Le testament de Cellini est daté du 18 décembre 1570. Quelques phrases où l’on retrouve l’originalité de style et de pensée des Mémoires sont curieuses à citer : « Comme dans cette vie il n’y a rien de plus certain que la mort, que rien n’est plus incertain que son heure et qu’il appartient au sage de scruter attentivement le temps où elle doit venir ; voilà pourquoi l’homme célèbre Benvenuto, fils de maître Giovanni des Cellini... » « .. Et d’abord, l’âme étant considérée comme plus noble que le corps et l’étant en effet, dès maintenant et lorsqu’elle sera contrainte de quitter le corps, il la recommande au Dieu tout-puissant, à Jésus-Christ notre rédempteur et à Marie la Vierge reine. » Benvenuto Cellini mourut d’une pleurésie, le 13 ou le 14 février 1571. Il fut inhumé dans la sépulture de l’Académie du dessin, au couvent des Servi della Nunziata. L’académie se rendit en corps à la maison mortuaire, ainsi que la communauté. Quatre académiciens portèrent le cercueil jusqu’au couvent où la cérémonie religieuse fut célébrée avec grande pompe.

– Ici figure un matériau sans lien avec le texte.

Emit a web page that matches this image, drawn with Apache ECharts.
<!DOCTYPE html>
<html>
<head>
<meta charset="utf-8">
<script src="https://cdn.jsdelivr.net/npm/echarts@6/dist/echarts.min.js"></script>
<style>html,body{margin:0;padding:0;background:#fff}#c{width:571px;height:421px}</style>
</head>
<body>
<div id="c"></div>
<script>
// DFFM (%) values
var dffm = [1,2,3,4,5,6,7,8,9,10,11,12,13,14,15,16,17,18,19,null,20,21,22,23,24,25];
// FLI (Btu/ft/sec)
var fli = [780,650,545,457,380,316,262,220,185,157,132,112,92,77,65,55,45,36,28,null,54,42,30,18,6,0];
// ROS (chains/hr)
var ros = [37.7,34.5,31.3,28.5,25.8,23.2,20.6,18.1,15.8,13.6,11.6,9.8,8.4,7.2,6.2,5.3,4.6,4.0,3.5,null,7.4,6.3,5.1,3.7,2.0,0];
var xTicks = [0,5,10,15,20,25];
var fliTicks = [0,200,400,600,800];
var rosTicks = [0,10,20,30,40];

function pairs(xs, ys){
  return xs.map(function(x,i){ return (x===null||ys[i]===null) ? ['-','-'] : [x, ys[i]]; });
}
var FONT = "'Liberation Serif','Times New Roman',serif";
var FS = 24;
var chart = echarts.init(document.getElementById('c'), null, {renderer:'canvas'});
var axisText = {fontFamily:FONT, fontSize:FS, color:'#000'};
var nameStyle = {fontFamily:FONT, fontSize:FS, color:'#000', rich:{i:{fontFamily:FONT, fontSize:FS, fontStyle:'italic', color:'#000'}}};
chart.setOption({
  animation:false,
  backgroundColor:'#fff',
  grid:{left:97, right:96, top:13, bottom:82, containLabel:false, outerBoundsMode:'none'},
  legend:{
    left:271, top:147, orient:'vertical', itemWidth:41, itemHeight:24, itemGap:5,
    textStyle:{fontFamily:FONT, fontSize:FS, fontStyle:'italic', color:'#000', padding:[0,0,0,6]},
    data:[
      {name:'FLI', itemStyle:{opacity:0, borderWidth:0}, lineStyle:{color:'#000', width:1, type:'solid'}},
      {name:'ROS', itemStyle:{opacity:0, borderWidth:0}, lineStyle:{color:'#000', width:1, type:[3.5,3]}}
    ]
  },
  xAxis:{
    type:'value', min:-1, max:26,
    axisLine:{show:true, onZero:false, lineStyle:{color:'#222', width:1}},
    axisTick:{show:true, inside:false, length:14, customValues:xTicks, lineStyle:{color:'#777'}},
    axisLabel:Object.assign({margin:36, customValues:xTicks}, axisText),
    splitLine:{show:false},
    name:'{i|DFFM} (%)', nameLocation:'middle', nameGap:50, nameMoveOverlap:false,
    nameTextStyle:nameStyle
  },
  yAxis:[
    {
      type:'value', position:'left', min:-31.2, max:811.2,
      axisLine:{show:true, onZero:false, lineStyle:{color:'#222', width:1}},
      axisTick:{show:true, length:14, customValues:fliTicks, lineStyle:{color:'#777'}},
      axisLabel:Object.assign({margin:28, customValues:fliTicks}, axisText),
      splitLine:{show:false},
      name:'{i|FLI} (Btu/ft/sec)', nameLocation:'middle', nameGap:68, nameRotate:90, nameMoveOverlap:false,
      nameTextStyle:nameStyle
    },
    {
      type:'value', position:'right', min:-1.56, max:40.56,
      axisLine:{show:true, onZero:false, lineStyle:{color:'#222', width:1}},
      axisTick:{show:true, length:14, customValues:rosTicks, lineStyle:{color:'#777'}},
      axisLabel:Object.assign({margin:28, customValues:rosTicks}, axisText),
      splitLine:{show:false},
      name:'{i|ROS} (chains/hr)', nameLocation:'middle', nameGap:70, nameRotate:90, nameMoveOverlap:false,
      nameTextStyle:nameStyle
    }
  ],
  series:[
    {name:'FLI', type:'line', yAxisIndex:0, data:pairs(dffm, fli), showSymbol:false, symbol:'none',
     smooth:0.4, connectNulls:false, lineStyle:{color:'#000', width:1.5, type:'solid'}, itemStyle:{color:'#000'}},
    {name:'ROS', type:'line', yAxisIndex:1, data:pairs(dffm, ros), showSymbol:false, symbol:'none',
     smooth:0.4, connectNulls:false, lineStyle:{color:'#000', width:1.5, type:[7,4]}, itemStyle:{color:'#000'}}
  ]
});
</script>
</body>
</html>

On sait qu’un moine prononça l’oraison funèbre; mais quelle épitaphe eut l’homme qui avait gravé sur le socle de son Persée cette inscription menaçante : Te, fili, si quis lœserit, ultor ero ?


II.

On répète volontiers que, par ses merveilleuses qualités comme par ses abominables défauts, Benvenuto Cellini représente et personnifie les artistes de la renaissance italienne[1]. C’est pousser loin l’esprit de synthèse et les procédés de simplification. Cellini, certes, ne fut pas une exception dans ce XVIe siècle, qui vit des papes débauchés et sanguinaires, des cardinaux empoisonneurs et des bandits lettrés protecteurs des arts. Toutefois, même à cette époque où domina la violence, Cellini fut un être à part parmi les artistes. Comparez-le avec les peintres et les sculpteurs de son temps. Trouvez-vous chez eux cette irritabilité farouche, ces flux de colère, cette promptitude à frapper du poing et de l’épée? Raphaël eut dans sa vie la grâce suave de son génie. Chez Léonard, on aime la noblesse de caractère, l’aménité, le désintéressement. En mourant,

  1. L. Leclanché, Préface aux Mémoires de Cellini; H. Taine, Philosophie d« l’art en Italie ; Paul de Saint-Victor, Hommes et Dieux.